According to Interior Health’s written reply, reasons for long wait times include, but are not limited to, four main factors; staffing shortages, the inherent nature of a walk-in service, type of tests ordered, and space limitations.

Further, IH stated its current benchmark guideline is that 90 per cent of patients be seen within one hour. This target, according to Interior Health’s 2019 statistics thus far, was met in February, March and May.

IH confirmed this benchmark was not met in January and April, citing staffing shortages and training of new staff.

The letter did not incorporate any foreseeable resolution, but Interior Health did confirm staff would review the panel’s proposal to set aside certain times for fasting patients.

This is not a response the advisory committee is willing to settle on.

“One issue is the fact that the lab will be open at eight and the door downstairs will be locked,” Cacchioni said. “They (the committee) want a bench outside and also a bench upstairs close to the lab, for overflow.”

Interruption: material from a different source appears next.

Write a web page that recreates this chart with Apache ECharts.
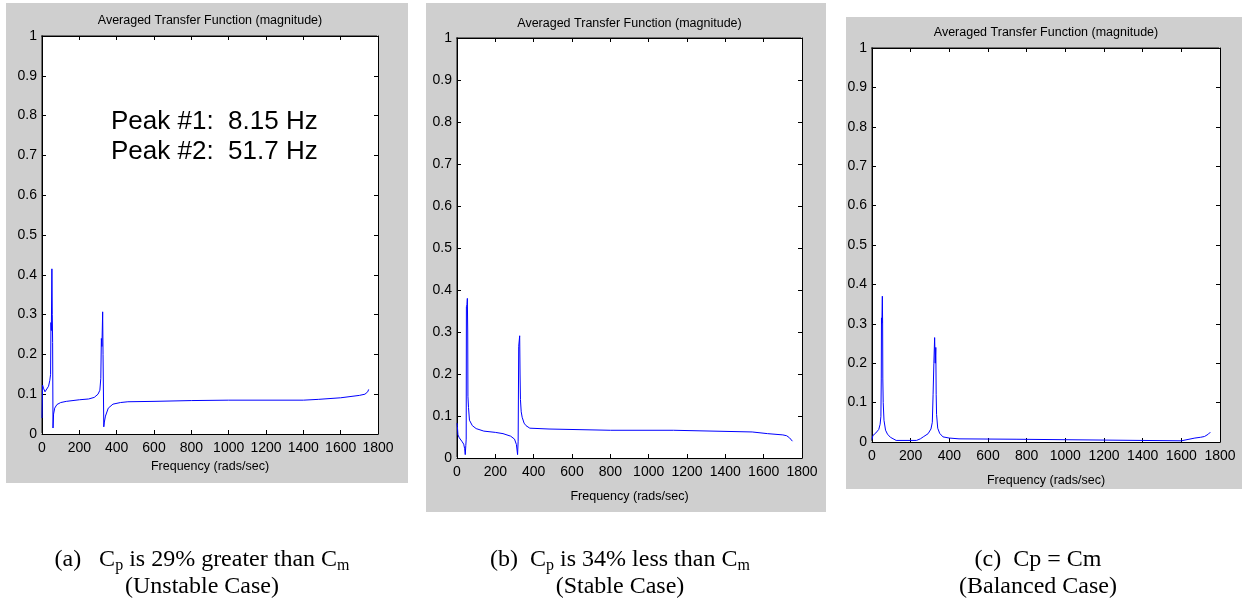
<!DOCTYPE html>
<html>
<head>
<meta charset="utf-8">
<title>Averaged Transfer Function</title>
<script src="https://cdn.jsdelivr.net/npm/echarts@6/dist/echarts.min.js"></script>
<style>html,body{margin:0;padding:0;background:#fff;}</style>
</head>
<body>
<div id="main" style="width:1243px;height:600px;"></div>
<script>
// values: frequency (rads/sec) and magnitude
var freqA = [0, 3, 8, 16, 25, 35, 42, 46, 48, 50, 53, 55, 57, 59, 62, 68, 80, 100, 130, 200, 250, 280, 300, 310, 315, 318, 321, 325, 327, 329, 331, 334, 340, 355, 380, 420, 460, 600, 800, 1000, 1200, 1400, 1480, 1600, 1700, 1730, 1745, 1750];
var magA  = [0.04, 0.123, 0.115, 0.106, 0.11, 0.12, 0.135, 0.15, 0.28, 0.26, 0.415, 0.3, 0.23, 0.015, 0.05, 0.065, 0.074, 0.079, 0.082, 0.086, 0.088, 0.092, 0.1, 0.11, 0.14, 0.24, 0.22, 0.307, 0.2, 0.2, 0.018, 0.03, 0.045, 0.065, 0.075, 0.079, 0.081, 0.082, 0.084, 0.085, 0.085, 0.085, 0.087, 0.091, 0.097, 0.1, 0.106, 0.112];

var freqB = [0, 2, 5, 12, 25, 35, 40, 43, 46, 48, 49, 52, 54, 56, 57, 60, 65, 80, 100, 140, 200, 240, 280, 300, 310, 316, 319, 322, 325, 327, 329, 331, 335, 340, 350, 360, 380, 480, 490, 800, 1130, 1140, 1540, 1550, 1620, 1630, 1700, 1720, 1735, 1750];
var magB  = [0.083, 0.075, 0.055, 0.048, 0.04, 0.033, 0.022, 0.008, 0.03, 0.045, 0.36, 0.365, 0.38, 0.3, 0.147, 0.12, 0.09, 0.077, 0.07, 0.064, 0.061, 0.058, 0.052, 0.045, 0.032, 0.008, 0.04, 0.266, 0.27, 0.291, 0.2, 0.139, 0.11, 0.097, 0.083, 0.077, 0.071, 0.069, 0.066, 0.066, 0.066, 0.063, 0.062, 0.059, 0.058, 0.056, 0.055, 0.053, 0.048, 0.04];

var freqC = [0, 4, 20, 35, 42, 46, 48, 49, 51, 53.5, 55, 56, 58, 62, 70, 80, 95, 125, 230, 250, 265, 290, 305, 312, 316, 320, 324, 327, 330, 332, 334, 340, 350, 367, 400, 450, 745, 750, 1600, 1610, 1670, 1700, 1720, 1740, 1750];
var magC  = [0.006, 0.016, 0.023, 0.032, 0.045, 0.065, 0.16, 0.315, 0.3, 0.37, 0.3, 0.16, 0.1, 0.055, 0.03, 0.02, 0.012, 0.004, 0.004, 0.008, 0.013, 0.021, 0.033, 0.05, 0.12, 0.2, 0.265, 0.2, 0.24, 0.12, 0.07, 0.035, 0.022, 0.013, 0.01, 0.008, 0.007, 0.003, 0.003, 0.006, 0.01, 0.012, 0.014, 0.02, 0.025];

var xMin = 0, xMax = 1800, xStep = 200;
var yMin = 0, yMax = 1, yStep = 0.1;

var plotTitle = 'Averaged Transfer Function (magnitude)';
var xLabel = 'Frequency (rads/sec)';
var peakText = ['Peak #1:  8.15 Hz', 'Peak #2:  51.7 Hz'];
var captionTop = ['(a)   C{s|p} is 29% greater than C{s|m}', '(b)  C{s|p} is 34% less than C{s|m}', '(c)  Cp = Cm'];
var captionBottom = ['(Unstable Case)', '(Stable Case)', '(Balanced Case)'];

var chart = echarts.init(document.getElementById('main'));

// layout of each MATLAB window: gray frame, plot box, title / label spots
var panels = [
  { bg: [6, 3, 402, 480],   grid: [42, 36, 336, 398],  titleY: 21, nameGap: 25, capX: 202 },
  { bg: [426, 3, 400, 509], grid: [457, 38, 345, 420], titleY: 24, nameGap: 32, capX: 620 },
  { bg: [846, 17, 396, 472], grid: [872, 48, 348, 394], titleY: 33, nameGap: 32, capX: 1038 }
];
var seriesData = [[freqA, magA], [freqB, magB], [freqC, magC]];

var tickFont = 'Liberation Sans, Arial, sans-serif';
var labelFont = 'Liberation Sans, Arial, sans-serif';
var serif = 'Liberation Serif, Times New Roman, serif';

var grids = [], xAxes = [], yAxes = [], series = [], graphics = [];

panels.forEach(function (p, i) {
  grids.push({
    left: p.grid[0], top: p.grid[1], width: p.grid[2], height: p.grid[3],
    show: true, backgroundColor: '#ffffff', borderWidth: 0,
    // the little 3D edge on the top/left of the MATLAB axes box
    shadowColor: '#707070', shadowBlur: 0, shadowOffsetX: -1, shadowOffsetY: -1
  });
  var tick = { show: true, inside: true, length: 4, lineStyle: { color: '#000', width: 1 } };
  var line = { show: true, onZero: false, lineStyle: { color: '#000', width: 1 } };
  xAxes.push({
    type: 'value', gridIndex: i, position: 'bottom', min: xMin, max: xMax, interval: xStep,
    axisLine: line, axisTick: tick, splitLine: { show: false },
    axisLabel: { color: '#000', fontSize: 14, fontFamily: tickFont, margin: 7,
                 showMinLabel: true, showMaxLabel: true, hideOverlap: false,
                 formatter: function (v) { return String(v); } },
    name: xLabel, nameLocation: 'middle', nameGap: p.nameGap,
    nameTextStyle: { color: '#000', fontSize: 12.5, fontFamily: labelFont }
  });
  xAxes.push({
    type: 'value', gridIndex: i, position: 'top', min: xMin, max: xMax, interval: xStep,
    axisLine: line, axisTick: tick, splitLine: { show: false }, axisLabel: { show: false }
  });
  yAxes.push({
    type: 'value', gridIndex: i, position: 'left', min: yMin, max: yMax, interval: yStep,
    axisLine: line, axisTick: tick, splitLine: { show: false },
    axisLabel: { color: '#000', fontSize: 14, fontFamily: tickFont, margin: 5,
                 formatter: function (v) { return String(+v.toFixed(1)); } }
  });
  yAxes.push({
    type: 'value', gridIndex: i, position: 'right', min: yMin, max: yMax, interval: yStep,
    axisLine: line, axisTick: tick, splitLine: { show: false }, axisLabel: { show: false }
  });
  var fx = seriesData[i][0], fy = seriesData[i][1];
  series.push({
    type: 'line', xAxisIndex: 2 * i, yAxisIndex: 2 * i,
    data: fx.map(function (f, k) { return [f, fy[k]]; }),
    showSymbol: false, symbol: 'none',
    lineStyle: { color: '#0000ff', width: 1 },
    animation: false
  });

  graphics.push({
    type: 'rect', z: -10,
    shape: { x: p.bg[0], y: p.bg[1], width: p.bg[2], height: p.bg[3] },
    style: { fill: '#cfcfcf' }
  });
  graphics.push({
    type: 'text', x: p.grid[0] + p.grid[2] / 2, y: p.titleY,
    style: { text: plotTitle, font: '12.5px ' + labelFont, fill: '#000',
             textAlign: 'center', textVerticalAlign: 'middle', align: 'center', verticalAlign: 'middle' }
  });
  graphics.push({
    type: 'text', x: p.capX, y: 560,
    style: {
      text: captionTop[i], font: '24px ' + serif, fill: '#000',
      textAlign: 'center', textVerticalAlign: 'middle', align: 'center', verticalAlign: 'middle',
      rich: { s: { fontSize: 16, fontFamily: serif, padding: [12, 0, 0, 0] } }
    }
  });
  graphics.push({
    type: 'text', x: p.capX, y: 587,
    style: {
      text: captionBottom[i], font: '24px ' + serif, fill: '#000',
      textAlign: 'center', textVerticalAlign: 'middle', align: 'center', verticalAlign: 'middle'
    }
  });
});

// annotation inside plot (a)
peakText.forEach(function (t, k) {
  graphics.push({
    type: 'text', x: 111, y: 122 + 30 * k,
    style: { text: t, font: '26px ' + labelFont, fill: '#000',
             textAlign: 'left', textVerticalAlign: 'middle', align: 'left', verticalAlign: 'middle' }
  });
});

chart.setOption({
  animation: false,
  grid: grids,
  xAxis: xAxes,
  yAxis: yAxes,
  series: series,
  graphic: graphics
});
</script>
</body>
</html>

More so, the group is keeping the dialogue open about lack of room for additional collections chairs.

“If the space is an issue as noted in the letter then why isn’t IHA going for an alternate space,” Cacchioni reasoned.

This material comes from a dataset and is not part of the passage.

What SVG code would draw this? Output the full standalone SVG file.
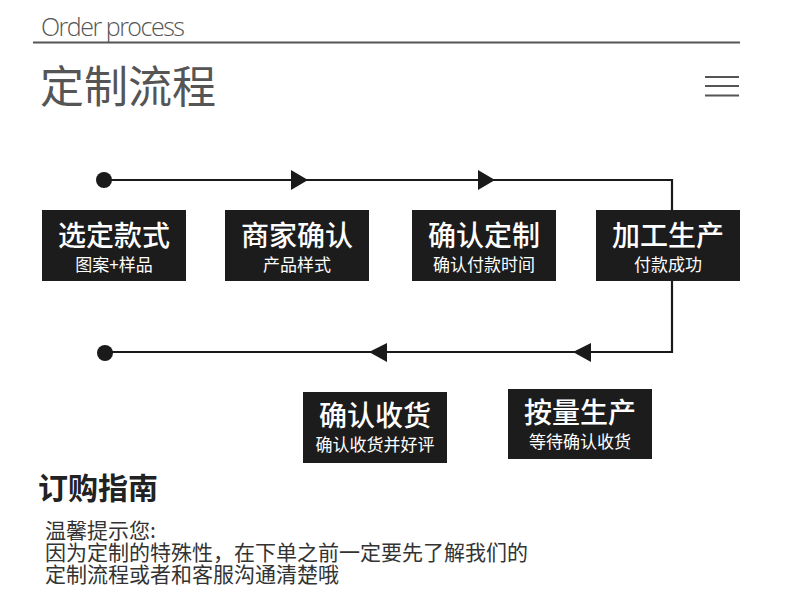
<svg xmlns="http://www.w3.org/2000/svg" width="790" height="615" viewBox="0 0 790 615">
<style>
.box{fill:#1c1c1c}
.t{font-family:"Noto Sans CJK SC","Noto Sans",sans-serif;fill:#fff;text-anchor:middle}
.tt{font-size:28px;font-weight:500}
.st{font-size:17px}
.ln{stroke:#1a1a1a;stroke-width:2.2;fill:none}
.ar{fill:#1a1a1a}
.cjk{font-family:"Noto Sans CJK SC",sans-serif}
</style>
<rect width="790" height="615" fill="#fff"/>
<g id="header">
<text x="41" y="36" font-family="Open Sans, sans-serif" font-weight="300" font-size="25" fill="#555" textLength="144" lengthAdjust="spacing">Order process</text>
<rect x="33" y="41.5" width="707" height="2" fill="#555"/>
<text x="40" y="103" class="cjk" font-size="44" fill="#555">定制流程</text>
<rect x="705" y="76" width="34" height="2" fill="#555"/>
<rect x="705" y="85" width="34" height="2" fill="#555"/>
<rect x="705" y="94.5" width="34" height="2" fill="#555"/>
</g>
<g id="connectors">
<circle cx="104" cy="180" r="8" class="ar"/>
<polyline class="ln" points="104,180 672,180 672,352 104,352"/>
<polygon class="ar" points="291,170 308,180 291,190"/>
<polygon class="ar" points="478,170 495,180 478,190"/>
<polygon class="ar" points="387,343 369,352 387,362"/>
<polygon class="ar" points="591,343 573,352 591,362"/>
<circle cx="105" cy="353" r="8" class="ar"/>
</g>
<g id="n1">
<rect class="box" x="42" y="210" width="144" height="71"/>
<text class="t tt" x="114" y="246">选定款式</text>
<text class="t st" x="114" y="271">图案+样品</text>
</g>
<g id="n2">
<rect class="box" x="225" y="210" width="144" height="71"/>
<text class="t tt" x="297" y="246">商家确认</text>
<text class="t st" x="297" y="271">产品样式</text>
</g>
<g id="n3">
<rect class="box" x="412" y="210" width="144" height="71"/>
<text class="t tt" x="484" y="246">确认定制</text>
<text class="t st" x="484" y="271">确认付款时间</text>
</g>
<g id="n4">
<rect class="box" x="596" y="210" width="144" height="71"/>
<text class="t tt" x="668" y="246">加工生产</text>
<text class="t st" x="668" y="271">付款成功</text>
</g>
<g id="n5">
<rect class="box" x="303" y="392" width="144" height="71"/>
<text class="t tt" x="375" y="426">确认收货</text>
<text class="t st" x="375" y="451">确认收货并好评</text>
</g>
<g id="n6">
<rect class="box" x="508" y="389" width="144" height="70"/>
<text class="t tt" x="580" y="423">按量生产</text>
<text class="t st" x="580" y="448">等待确认收货</text>
</g>
<g id="guide">
<text x="38" y="499" class="cjk" font-size="30" font-weight="bold" fill="#222">订购指南</text>
<g class="cjk" font-size="21" fill="#333">
<text x="45" y="538">温馨提示您:</text>
<text x="45" y="560">因为定制的特殊性，在下单之前一定要先了解我们的</text>
<text x="45" y="582">定制流程或者和客服沟通清楚哦</text>
</g>
</g>
</svg>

“As an example, one of the buildings downtown or perhaps even at the mall which has bathrooms and seating for seniors.”

And, instead of back-and-forth with no end in sight, members are seeking a time frame for service improvements.

They have asked Coun. Cacchioni to contact IHA to ascertain this.

“We noted that there is a lab in Rossland, but it is only open one day per week, and also there is the opportunity to use the lab in Fruitvale at the doctors’ office,” he emphasized.

“These still don’t make up for the load of citizens requiring blood testing.”

Notably, the committee is encouraging all those experiencing a long wait time, or anyone who doesn’t get proper testing because he/she fasted too long, to contact Interior Health and voice their concerns.

“The group today represents virtually all seniors in the area and most of the citizens in the area,” Cacchioni said. “The committee is hopeful that there is some resolution to this issue and I will be raising the concern at Monday’s (council) meeting.”

Aside from lab wait times, other matters the committee will delve into include housing and transportation for seniors.

Members selected to head the committee were announced earlier this year.

Representing the city, in addition to Coun. Cacchioni, are councillors Carol Dobie and Eleanor Gattafoni Robinson as well as Trisha Davison, director of parks and recreation. Other members include a Registered Nurse from Interior Health and frontline workers from the Trail FAIR Society and the Society for the Protection and Care of Seniors.

The committee’s primary mandate is to serve in an advisory capacity on matters impacting the local senior’s population, such as programs and municipal services.